When the authors compared the two groups regarding their performance,
“[…] a greater improvement in videogame performance for participants exposed to the [personalized, adaptive version]. Additionally, cognitive benefits were detected after 15 sessions of intensive video gaming (~30 h) which were maintained up to 3 months after the end of the study in both experimental groups.” – Neri et al. (2021)

An obvious result was that both groups improved over the course of the experiment. This includes both in-game performance measures and cognitive performance. Regarding group differences, the group who trained with the adapted version of CS:GO had a steeper learning curve compared to the gamer who played the standard version.
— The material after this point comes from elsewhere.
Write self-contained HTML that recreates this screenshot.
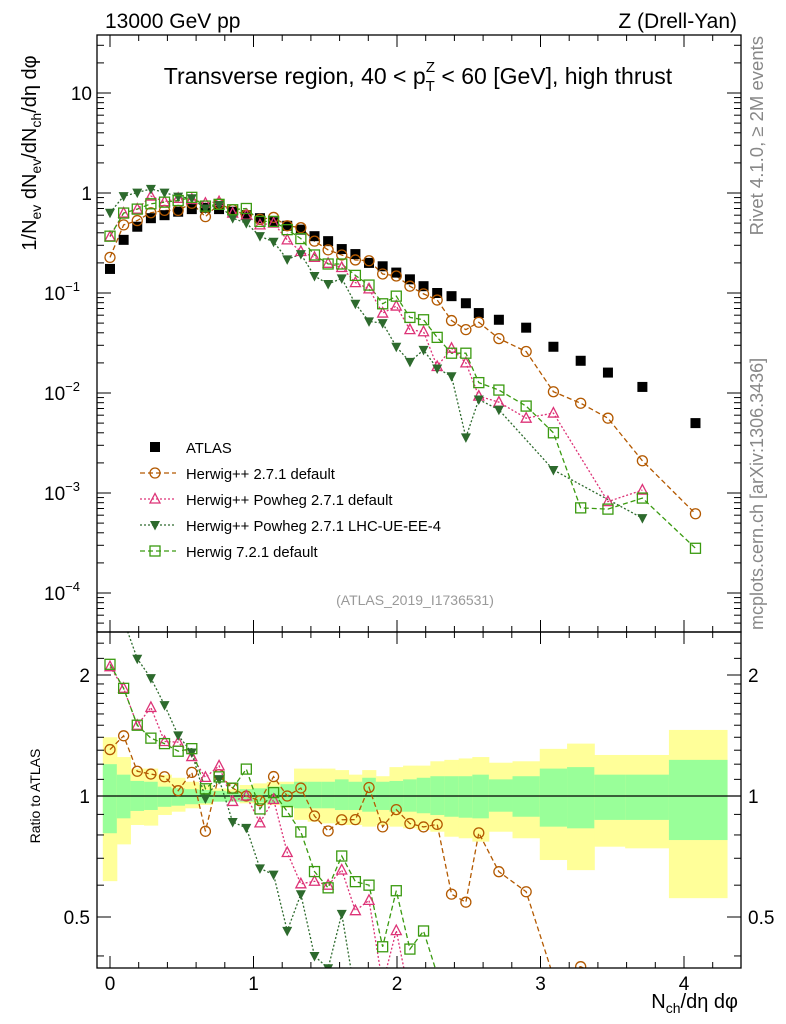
<!DOCTYPE html>
<html><head><meta charset="utf-8"><style>
html,body{margin:0;padding:0;background:#fff;overflow:hidden;width:786px;height:1024px;}
svg{display:block;font-family:"Liberation Sans",sans-serif;}
</style></head><body>
<svg id="c" width="786" height="1024" viewBox="0 0 786 1024">
<defs>
<clipPath id="cm"><rect x="97" y="35" width="644" height="597"/></clipPath>
<clipPath id="cr"><rect x="97" y="632" width="644" height="336"/></clipPath>
</defs>
<text x="105" y="28" font-size="21">13000 GeV pp</text>
<text x="737" y="28" font-size="21" text-anchor="end">Z (Drell-Yan)</text>
<g id="bands" clip-path="url(#cr)"></g>
<g id="mainMarks" clip-path="url(#cm)"></g>
<g id="ratioMarks" clip-path="url(#cr)"></g>
<g id="axes"></g>
<text x="418" y="84" font-size="23" text-anchor="middle">Transverse region, 40 &lt; p<tspan font-size="15" dy="7">T</tspan><tspan font-size="15" dx="-9" dy="-19">Z</tspan><tspan dy="12"> &lt; 60 [GeV], high thrust</tspan></text>
<text x="415" y="605" font-size="14" fill="#999" text-anchor="middle">(ATLAS_2019_I1736531)</text>
<text transform="translate(763,36) rotate(-90)" font-size="18.5" fill="#888" text-anchor="end">Rivet 4.1.0, ≥ 2M events</text>
<text transform="translate(763,630) rotate(-90)" font-size="18" fill="#888">mcplots.cern.ch [arXiv:1306.3436]</text>
<text transform="translate(36,153) rotate(-90)" font-size="20" text-anchor="middle">1/N<tspan font-size="14" dy="5">ev</tspan><tspan dy="-5"> dN</tspan><tspan font-size="14" dy="5">ev</tspan><tspan dy="-5">/dN</tspan><tspan font-size="14" dy="5">ch</tspan><tspan dy="-5">/dη dφ</tspan></text>
<text transform="translate(40,796) rotate(-90)" font-size="14" text-anchor="middle">Ratio to ATLAS</text>
<text x="738" y="1008" font-size="20" text-anchor="end">N<tspan font-size="14" dy="5">ch</tspan><tspan dy="-5">/dη dφ</tspan></text>
<g id="legend"></g>
</svg>
<script>
const xs=[0,0.095,0.19,0.285,0.38,0.475,0.57,0.665,0.76,0.855,0.95,1.045,1.14,1.235,1.33,1.425,1.52,1.615,1.71,1.805,1.9,1.995,2.09,2.185,2.28,2.38,2.48,2.57,2.71,2.90,3.09,3.28,3.47,3.71,4.08];
const atlas=[0.174,0.34,0.46,0.56,0.60,0.65,0.69,0.71,0.69,0.65,0.60,0.56,0.51,0.47,0.43,0.37,0.33,0.275,0.245,0.20,0.185,0.16,0.137,0.117,0.10,0.093,0.079,0.063,0.054,0.045,0.029,0.021,0.016,0.0115,0.005];
const herwigpp=[0.227,0.48,0.53,0.635,0.67,0.67,0.79,0.58,0.78,0.68,0.60,0.545,0.57,0.47,0.45,0.33,0.27,0.24,0.214,0.21,0.155,0.148,0.117,0.098,0.085,0.053,0.043,0.051,0.035,0.026,0.0103,0.0079,0.0056,0.0021,0.00062];
const powheg=[0.365,0.63,0.69,0.93,0.82,0.885,0.865,0.79,0.82,0.63,0.60,0.48,0.50,0.34,0.26,0.227,0.198,0.18,0.127,0.11,0.063,0.074,0.043,0.041,0.0184,0.028,0.020,0.0093,0.0081,0.0056,0.0063,null,0.00082,0.00107,null];
const lhcue=[0.635,0.93,1.01,1.10,1.01,0.92,0.885,0.70,0.76,0.56,0.50,0.37,0.325,0.217,0.245,0.148,0.123,0.14,0.078,0.052,0.05,0.029,0.0205,0.027,0.0176,0.0147,0.0036,0.0086,0.0068,null,0.0017,null,null,0.00056,null];
const herwig7=[0.37,0.63,0.69,0.78,0.81,0.84,0.905,0.74,0.77,0.68,0.70,0.52,0.52,0.43,0.35,0.24,0.195,0.195,0.15,0.12,0.078,0.093,0.057,0.054,0.036,0.025,0.025,0.0127,0.0107,0.0074,0.0040,0.00071,0.00069,0.00089,0.00028];
const statUp=[1.20,1.13,1.09,1.085,1.055,1.045,1.04,1.035,1.03,1.025,1.04,1.045,1.055,1.07,1.085,1.085,1.085,1.10,1.085,1.11,1.085,1.09,1.10,1.11,1.12,1.12,1.12,1.13,1.10,1.12,1.17,1.18,1.13,1.13,1.23];
const statDn=[0.808,0.88,0.918,0.923,0.94,0.946,0.954,0.959,0.968,0.968,0.968,0.964,0.959,0.94,0.932,0.932,0.932,0.923,0.923,0.914,0.923,0.914,0.914,0.906,0.897,0.888,0.883,0.88,0.914,0.888,0.839,0.831,0.872,0.872,0.777];
const totUp=[1.40,1.25,1.17,1.17,1.13,1.11,1.085,1.065,1.045,1.04,1.065,1.075,1.085,1.085,1.17,1.17,1.17,1.16,1.13,1.16,1.12,1.18,1.19,1.19,1.22,1.23,1.24,1.25,1.21,1.22,1.31,1.35,1.265,1.265,1.46];
const totDn=[0.614,0.758,0.847,0.844,0.897,0.914,0.932,0.95,0.973,0.973,0.959,0.959,0.95,0.935,0.872,0.863,0.855,0.847,0.847,0.839,0.847,0.839,0.831,0.823,0.815,0.792,0.785,0.77,0.815,0.785,0.693,0.654,0.748,0.741,0.557];
const xTicks=[0,1,2,3,4];
const mainTicks=[-4,-3,-2,-1,0,1];
const mainTickLabels=["10","10","10","10","1","10"];
const mainTickExp=["−4","−3","−2","−1","",""];
const ratioTicks=[0.5,1,2];
const ratioTickLabels=["0.5","1","2"];

const NS="http://www.w3.org/2000/svg";
const X=v=>110+143.5*v;
const Ym=v=>193-100*Math.log10(v);
const Yr=v=>796-121*Math.log2(v);
function mk(tag,attrs,parent){const e=document.createElementNS(NS,tag);for(const k in attrs)e.setAttribute(k,attrs[k]);parent.appendChild(e);return e;}

const bands=document.getElementById('bands');
for(let i=0;i<xs.length;i++){
  const x0=i===0?-0.05:(xs[i-1]+xs[i])/2;
  const x1=i===xs.length-1?4.3:(xs[i]+xs[i+1])/2;
  const ry=mk('rect',{x:X(x0),y:Yr(totUp[i]),width:X(x1)-X(x0)+0.5,height:Yr(totDn[i])-Yr(totUp[i]),fill:'#ffff99'},bands);
  
  
  const rg=mk('rect',{x:X(x0),y:Yr(statUp[i]),width:X(x1)-X(x0)+0.5,height:Yr(statDn[i])-Yr(statUp[i]),fill:'#99ff99'},bands);
  
  
}
mk('line',{x1:97,x2:741,y1:796,y2:796,stroke:'#000','stroke-width':1.3},bands);

function marker(type,color,cx,cy,g,name){
  let e;
  if(type==='sq') e=mk('rect',{x:cx-5,y:cy-5,width:10,height:10,fill:'#000'},g);
  else if(type==='circ') e=mk('circle',{cx,cy,r:5,fill:'none',stroke:color,'stroke-width':1.3},g);
  else if(type==='tri') e=mk('polygon',{points:`${cx},${cy-5.5} ${cx-5},${cy+4} ${cx+5},${cy+4}`,fill:'none',stroke:color,'stroke-width':1.3},g);
  else if(type==='dtri') e=mk('polygon',{points:`${cx},${cy+5.5} ${cx-5},${cy-4} ${cx+5},${cy-4}`,fill:color},g);
  else if(type==='osq') e=mk('rect',{x:cx-5,y:cy-5,width:10,height:10,fill:'none',stroke:color,'stroke-width':1.3},g);
  
  
}
const series=[
 {d:herwigpp,c:'#b35900',t:'circ',dash:'5,3',n:'herwigpp-271'},
 {d:powheg,c:'#dd3377',t:'tri',dash:'2,2',n:'herwigpp-powheg-271'},
 {d:lhcue,c:'#2d6a2d',t:'dtri',dash:'2,2',n:'herwigpp-powheg-lhc-ue'},
 {d:herwig7,c:'#3a9a10',t:'osq',dash:'5,3',n:'herwig-721'}
];
const mm=document.getElementById('mainMarks'), rm=document.getElementById('ratioMarks');
series.forEach(s=>{
  let pm=[],pr=[];
  s.d.forEach((v,i)=>{if(v!=null){pm.push(X(xs[i])+','+Ym(v));pr.push(X(xs[i])+','+Yr(v/atlas[i]));}});
  const l1=mk('polyline',{points:pm.join(' '),fill:'none',stroke:s.c,'stroke-width':1.3,'stroke-dasharray':s.dash},mm);
  
  
  const l2=mk('polyline',{points:pr.join(' '),fill:'none',stroke:s.c,'stroke-width':1.3,'stroke-dasharray':s.dash},rm);
  
  
});
atlas.forEach((v,i)=>marker('sq','#000',X(xs[i]),Ym(v),mm,'atlas-point'));
series.forEach(s=>{
  s.d.forEach((v,i)=>{if(v!=null){marker(s.t,s.c,X(xs[i]),Ym(v),mm,s.n+'-point');marker(s.t,s.c,X(xs[i]),Yr(v/atlas[i]),rm,s.n+'-ratio-point');}});
});

const ax=document.getElementById('axes');
mk('rect',{x:97,y:35,width:644,height:597,fill:'none',stroke:'#000','stroke-width':1.3},ax);
mk('rect',{x:97,y:632,width:644,height:336,fill:'none',stroke:'#000','stroke-width':1.3},ax);
for(let v=-0.0;v<=4.35;v+=0.2){
  const maj=Math.abs(v-Math.round(v))<1e-6; const L=maj?12:6;
  [[35,1],[632,-1],[632,1],[968,-1]].forEach(([y,d])=>mk('line',{x1:X(v),x2:X(v),y1:y,y2:y+d*L,stroke:'#000'},ax));
}
xTicks.forEach(v=>{const t=mk('text',{x:X(v),y:990,'font-size':19,'text-anchor':'middle'},ax);t.textContent=v;
  });
for(let e=-5;e<=1;e++){for(let m=1;m<10;m++){const v=m*Math.pow(10,e);const y=Ym(v);if(y<35||y>632)continue;const L=m===1?14:7;
  mk('line',{x1:97,x2:97+L,y1:y,y2:y,stroke:'#000'},ax);mk('line',{x1:741,x2:741-L,y1:y,y2:y,stroke:'#000'},ax);}}
mainTicks.forEach((e,i)=>{const t=mk('text',{x:mainTickExp[i]?80:92,y:Ym(Math.pow(10,e))+7,'font-size':19,'text-anchor':'end'},ax);
  t.textContent=mainTickLabels[i];
  if(mainTickExp[i]){const s=document.createElementNS(NS,'tspan');s.setAttribute('font-size','13');s.setAttribute('dy','-9');s.textContent=mainTickExp[i];t.appendChild(s);}
  });
[0.4,0.5,0.6,0.7,0.8,0.9,1,1.1,1.2,1.3,1.4,1.5,1.6,1.7,1.8,1.9,2,2.2,2.4].forEach(v=>{const y=Yr(v);const L=(v===0.5||v===1||v===2)?14:7;
  mk('line',{x1:97,x2:97+L,y1:y,y2:y,stroke:'#000'},ax);mk('line',{x1:741,x2:741-L,y1:y,y2:y,stroke:'#000'},ax);});
ratioTicks.forEach((v,i)=>{
  const t=mk('text',{x:90,y:Yr(v)+7,'font-size':19,'text-anchor':'end'},ax);t.textContent=ratioTickLabels[i];
  
  const t2=mk('text',{x:748,y:Yr(v)+7,'font-size':19},ax);t2.textContent=ratioTickLabels[i];
  });

const lg=document.getElementById('legend');
const legItems=[{t:'sq',c:'#000',n:'ATLAS',dash:null},
 {t:'circ',c:'#b35900',n:'Herwig++ 2.7.1 default',dash:'5,3'},
 {t:'tri',c:'#dd3377',n:'Herwig++ Powheg 2.7.1 default',dash:'2,2'},
 {t:'dtri',c:'#2d6a2d',n:'Herwig++ Powheg 2.7.1 LHC-UE-EE-4',dash:'2,2'},
 {t:'osq',c:'#3a9a10',n:'Herwig 7.2.1 default',dash:'5,3'}];
legItems.forEach((it,i)=>{const y=447+26*i;
  if(it.dash)mk('line',{x1:140,x2:176,y1:y,y2:y,stroke:it.c,'stroke-width':1.3,'stroke-dasharray':it.dash},lg);
  marker(it.t,it.c,155,y,lg,'legend-marker');
  const t=mk('text',{x:186,y:y+6,'font-size':14.8},lg);t.textContent=it.n;
  });
</script>
</body></html>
🕹️ For us Casual (and Pro-)Gamer ...

Those findings have a very important implication. Gamers who wish to improve in any game might be better off seeking game adaptations that adjust to their personal level of skill. As Feri and colleagues put it:

“The reduction of the learning curve has an interesting implication for those who wish to approach professional video gaming. Decreasing the acquisition time of a skill game could, in fact, lead the player to achieve goals faster, and it is possible to hypothesize that an individualized protocol – such as the one developed in our studio for CS:GO – could be used in other FPS games, which are the ones most often used in professional tournaments.” - Neri et al. (2021)

Another way would be to play against gamers who are slightly better than oneself. In a more general sense, facing a challenge that is just a bit above one’s current level is important in order to learn. A challenge has to be just challenging enough to a) motivate instead of discourage, and b) in the range of being achievable.